On November 5, SNTS announced that third quarter revenue jumped 22% year-over-year to $32.2 million. Santarus reported net income of $5.3 million, or $0.09 per share, compared with a net (loss) of ($4.0 million), or $(0.08) per share, for the third quarter of 2008.

For the nine months ended September 30, 2009, total revenues increased 18% to $110.1 million. The company reported net income of $7.6 million, or $0.13 per share, compared with a net (loss) of ($8.4 million), or $(0.16) per share, for the first nine months of 2008.

SNTS also just announced the first of two expected FDA approvals. On December 1, SNTS and Merck & Co. (NYSE: MRK, Stock Forum) announced that the Food and Drug Administration approved Merck's over-the-counter version of the Santarus prescription heartburn drug Zegerid.

San Diego-based Santarus partnered with Schering-Plough Corp. (NYSE: SGP, Stock Forum) on the over-the-counter version, and stands to receive a $20 million milestone payment based on the approval.
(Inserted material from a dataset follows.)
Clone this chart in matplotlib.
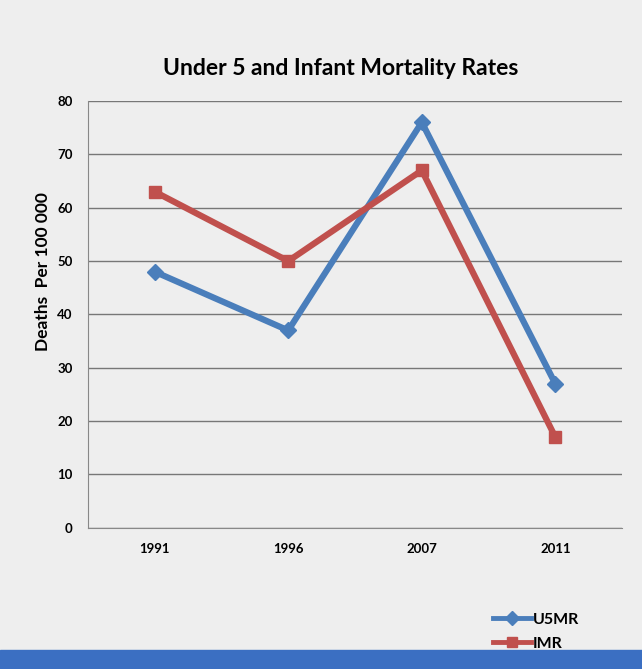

It could also get up to $37.5 million in sales milestone payments, along with royalties on sales.

“We are pleased that Schering-Plough HealthCare Products has achieved this significant regulatory milestone for ZEGERID OTC and we look forward to seeing the product on retail store shelves across the United States in the first half of 2010,” said company President and CEO Gerald T. Proehl.